Et les IA génératives dans tout ça ? Elles font l’objet d’un paragraphe à part entière, sans définir de quel type de risques elles relèvent. Pour autant, ces dispositions ne seront pas sans conséquences pour les concepteurs de technologies génératives. Aussi, un modèle devra être conçu pour empêcher de générer du contenu illégal – alors que les sociétés développant des IA génératives reconnaissent une impossibilité d’éviter le phénomène d’hallucinations.
A cela s’ajoute l’obligation d’indiquer aux utilisateurs lorsqu’un contenu a été généré par une IA et de publier des résumés des données protégées par le droit d’auteur qui ont été utilisées pour l’entraînement du système. Se conformer à cette dernière obligation sera un casse-tête que les sociétés développant des IA génératives devront s’atteler à résoudre, pour continuer à opérer en Europe. Pour autant, elle ne résout pas les violations des contenus relevant du droit d’auteurs, pas plus qu’elle n’adresse directement les questions relatives aux contenus relevant de la vie privée.
Dans le même temps, la présidente de la Commission européenne a exprimé son souhait de mettre en place un groupe d’experts visant à évaluer les risques de l’IA pour l’humanité, à l’image du Giec pour le climat. Von der Leyen considère qu’il y a urgence et que ces risques doivent être considérés de la même manière que tous les autres risques, comme les pandémies ou les guerres nucléaires. Mais il ne faut pas être dupe : la présidente multiplie les communications pré-électorales ces derniers temps, une manière pour elle de faire oublier les quelques (grosses) « casseroles » de son mandat.

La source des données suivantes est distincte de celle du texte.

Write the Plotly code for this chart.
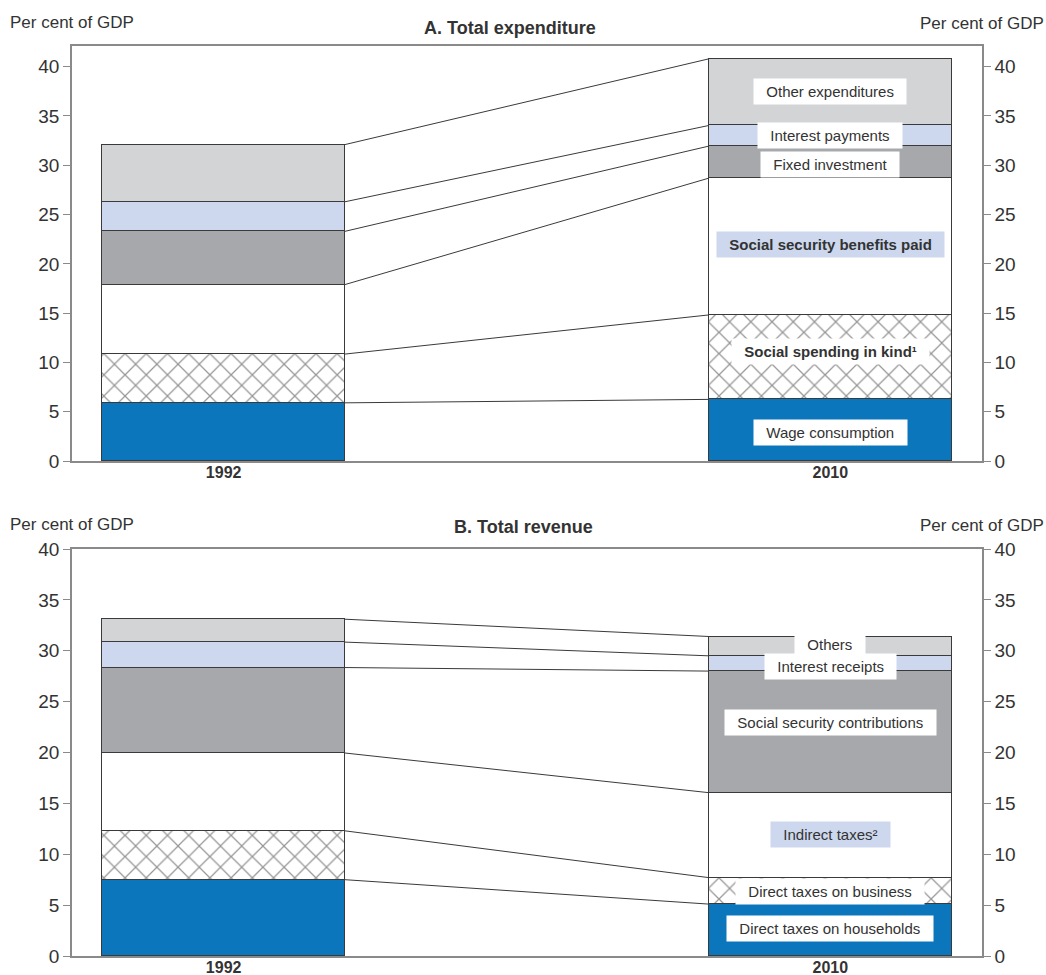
import plotly.graph_objects as go

# ---- data (per cent of GDP) ----
years = ["1992", "2010"]

exp_names = ["Wage consumption", "Social spending in kind¹", "Social security benefits paid",
             "Fixed investment", "Interest payments", "Other expenditures"]
exp_1992 = [5.9, 4.95, 7.05, 5.4, 3.0, 5.8]
exp_2010 = [6.25, 8.57, 13.88, 3.25, 2.09, 6.76]
exp_label_y = [2.9, 11.15, 22.0, 30.05, 33.0, 37.5]

rev_names = ["Direct taxes on households", "Direct taxes on business", "Indirect taxes²",
             "Social security contributions", "Interest receipts", "Others"]
rev_1992 = [7.5, 4.8, 7.65, 8.4, 2.5, 2.25]
rev_2010 = [5.1, 2.6, 8.35, 11.95, 1.5, 1.9]
rev_label_y = [2.7, 6.35, 11.95, 22.95, 28.45, 30.6]

# ---- styling ----
FONT = "Arial, 'Liberation Sans', sans-serif"
TXT = "#333333"
AXIS = "#8a8a8a"
EDGE = "#3a3a3a"
seg_colors = ["#0b76bc", "white", "white", "#a7a8ab", "#cdd8ee", "#d3d4d6"]
seg_hatch = [False, True, False, False, False, False]
label_bg = ["white", "white", "#cdd8ee", "white", "white", "white"]
exp_bold = [False, True, True, False, False, False]
rev_label_bg = ["white", "white", "#cdd8ee", "white", "white", "white"]

BAR_W = 0.4
fig = go.Figure()


def add_panel(vals_a, vals_b, xref, yref):
    for i in range(len(vals_a)):
        marker = dict(color=seg_colors[i], line=dict(color=EDGE, width=1))
        if seg_hatch[i]:
            marker["pattern"] = dict(shape="x", fgcolor="#2e2e2e", bgcolor="white",
                                     size=15, solidity=0.16)
        fig.add_trace(go.Bar(x=[0, 1], y=[vals_a[i], vals_b[i]], width=BAR_W,
                             marker=marker, xaxis=xref, yaxis=yref,
                             showlegend=False, hoverinfo="skip"))
    # lines joining matching segment boundaries of the two bars
    ca, cb = 0.0, 0.0
    for i in range(len(vals_a)):
        ca += vals_a[i]
        cb += vals_b[i]
        fig.add_trace(go.Scatter(x=[BAR_W / 2, 1 - BAR_W / 2], y=[ca, cb], mode="lines",
                                 line=dict(color=EDGE, width=1), xaxis=xref, yaxis=yref,
                                 showlegend=False, hoverinfo="skip"))


add_panel(exp_1992, exp_2010, "x", "y")
add_panel(rev_1992, rev_2010, "x2", "y3")

# placeholders so the right-hand axes get drawn
fig.add_trace(go.Scatter(x=[0], y=[0], mode="markers", marker=dict(opacity=0),
                         xaxis="x", yaxis="y2", showlegend=False, hoverinfo="skip"))
fig.add_trace(go.Scatter(x=[0], y=[0], mode="markers", marker=dict(opacity=0),
                         xaxis="x2", yaxis="y4", showlegend=False, hoverinfo="skip"))

XDOM = [72 / 1046, 982 / 1046]
TOP_DOM = [1 - 461 / 975, 1 - 46 / 975]
BOT_DOM = [1 - 956 / 975, 1 - 549 / 975]

xcommon = dict(range=[-0.25, 1.25], tickvals=[0, 1], ticktext=years, showgrid=False,
               zeroline=False, showline=True, linecolor=AXIS, linewidth=1.5, mirror=True,
               ticks="", ticklen=0, automargin=False, ticklabelstandoff=-4,
               tickfont=dict(family=FONT, size=16, color=TXT, weight="bold"),
               fixedrange=True, domain=XDOM)
ycommon = dict(tickvals=[0, 5, 10, 15, 20, 25, 30, 35, 40], showgrid=False, zeroline=False,
               showline=True, linecolor=AXIS, linewidth=1.5, ticks="outside", ticklen=7,
               tickcolor=AXIS, tickwidth=1.2, automargin=False,
               tickfont=dict(family=FONT, size=19, color=TXT), fixedrange=True)

fig.update_layout(
    width=1046, height=975, margin=dict(l=0, r=0, t=0, b=0, autoexpand=False),
    paper_bgcolor="white", plot_bgcolor="white", barmode="stack", bargap=0,
    xaxis=dict(**xcommon, anchor="y"),
    xaxis2=dict(**xcommon, anchor="y3"),
    yaxis=dict(**ycommon, range=[0, 42.1], domain=TOP_DOM, anchor="x", side="left"),
    yaxis2=dict(**ycommon, range=[0, 42.1], domain=TOP_DOM, anchor="x", side="right",
                overlaying="y"),
    yaxis3=dict(**ycommon, range=[0, 40], domain=BOT_DOM, anchor="x2", side="left"),
    yaxis4=dict(**ycommon, range=[0, 40], domain=BOT_DOM, anchor="x2", side="right",
                overlaying="y3"),
)

ann = []
NB = "\u00a0"


def seg_label(text, y, xref, yref, bg, bold):
    ann.append(dict(x=1, y=y, xref=xref, yref=yref, text=NB + NB + text + NB + NB,
                    showarrow=False, bgcolor=bg, borderpad=4, xanchor="center",
                    yanchor="middle",
                    font=dict(family=FONT, size=15, color=TXT,
                              weight="bold" if bold else "normal")))


for i, name in enumerate(exp_names):
    seg_label(name, exp_label_y[i], "x", "y", label_bg[i], exp_bold[i])
# 'Others' first so 'Interest receipts' sits on top of it
order = [5, 4, 3, 2, 1, 0]
for i in order:
    seg_label(rev_names[i], rev_label_y[i], "x2", "y3", rev_label_bg[i], False)

# panel titles and unit captions
ann += [
    dict(x=510 / 1046, y=1 - 28 / 975, xref="paper", yref="paper", text="<b>A. Total expenditure</b>",
         showarrow=False, xanchor="center", yanchor="middle",
         font=dict(family=FONT, size=18, color=TXT)),
    dict(x=523 / 1046, y=1 - 527 / 975, xref="paper", yref="paper", text="<b>B. Total revenue</b>",
         showarrow=False, xanchor="center", yanchor="middle",
         font=dict(family=FONT, size=18, color=TXT)),
]
for yy in [22, 524]:
    ann.append(dict(x=8 / 1046, y=1 - yy / 975, xref="paper", yref="paper", text="Per cent of GDP",
                    showarrow=False, xanchor="left", yanchor="middle",
                    font=dict(family=FONT, size=17, color=TXT)))
    ann.append(dict(x=1, y=1 - (yy + 1) / 975, xref="paper", yref="paper", text="Per cent of GDP",
                    showarrow=False, xanchor="right", yanchor="middle",
                    font=dict(family=FONT, size=17, color=TXT)))

fig.update_layout(annotations=ann)
fig.write_html("out.html")
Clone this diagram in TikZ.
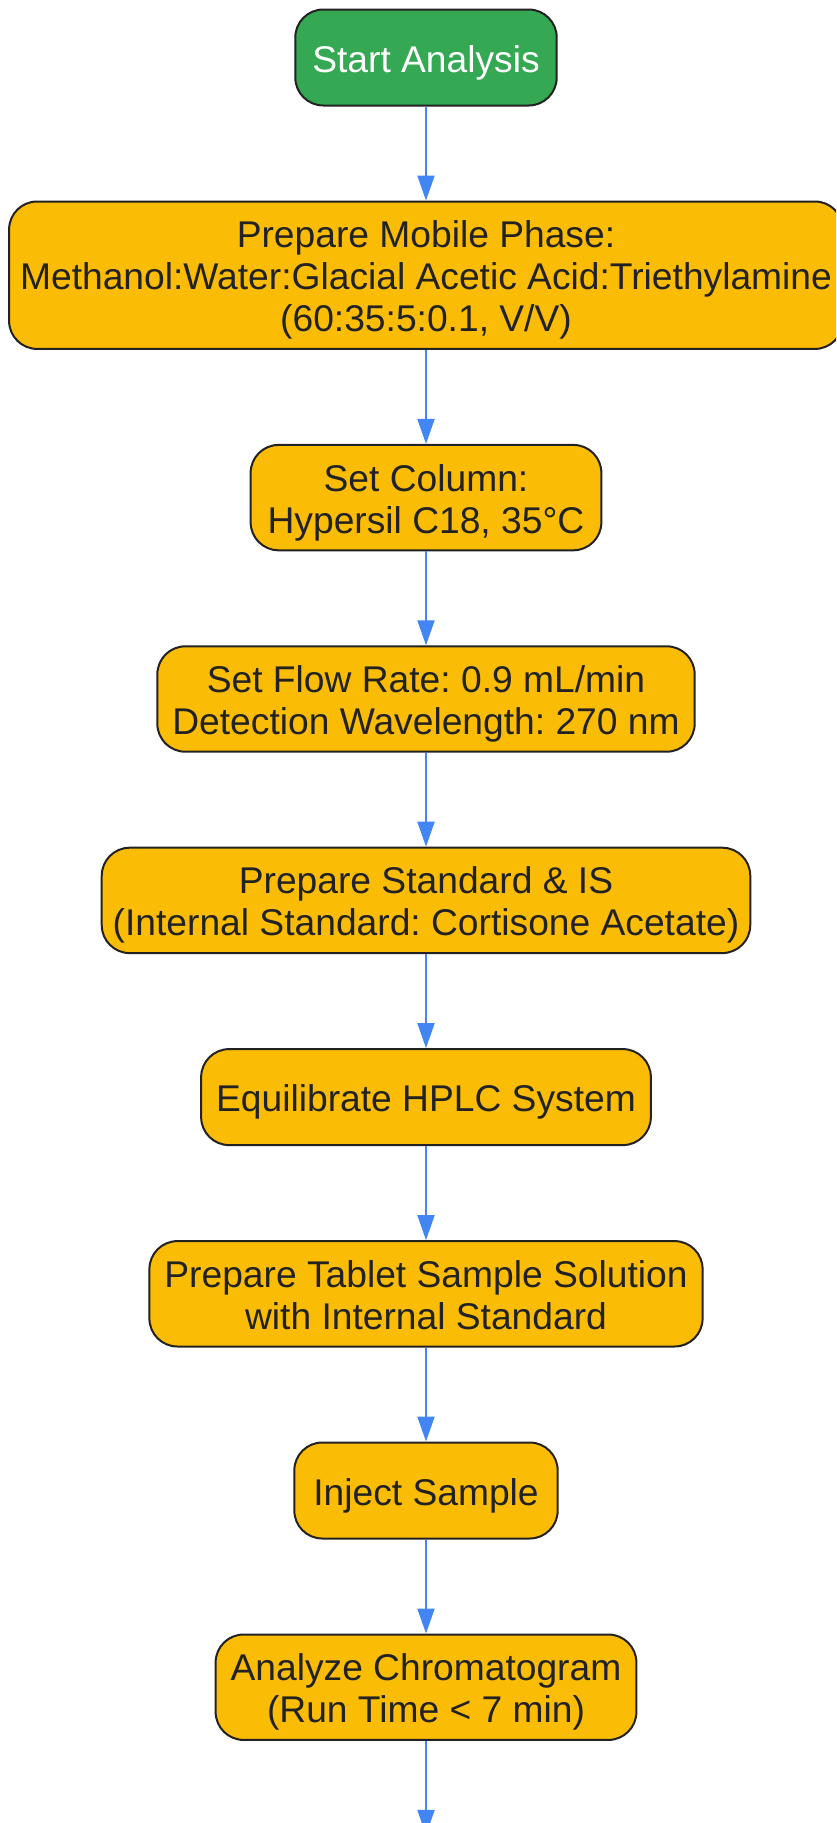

Des pistes de réflexion pour nourrir les débats
Ce mini-dossier autour de ChatGPT avait pour objectif d’éclairer les enjeux principaux liés aux développements des IA génératives, et ils sont nombreux. S’il apporte des pistes de réflexion pour nourrir les nécessaires débats, il pose surtout une question fondamentale, celle de la possibilité d’usages responsables de technologies qui méprisent les droits d’auteur, violent le cadre de conversations privées, participent à l’exploitation de travailleurs et travailleuses sur le continent africain, génèrent des contenus biaisés, voire complètement fabriqués.
Ironie de l’histoire, OpenAI vient d’annoncer l’octroi d’une bourse de 395 000 dollars à une université new-yorkaise. Son objectif ? Promouvoir des initiatives de journalisme éthique… Avec plus de cent millions d’utilisatrices et d’utilisateurs dans le monde, ChatGPT n’est pas la seule IA générative sur le marché. Bard, l’agent conversationnel de Google, a débarqué en Europe à la mi-juillet 2023. Le système n’est pas plus éthique que ChatGPT et tout comme son concurrent, il est d’ores et déjà considéré comme un menteur pathologique.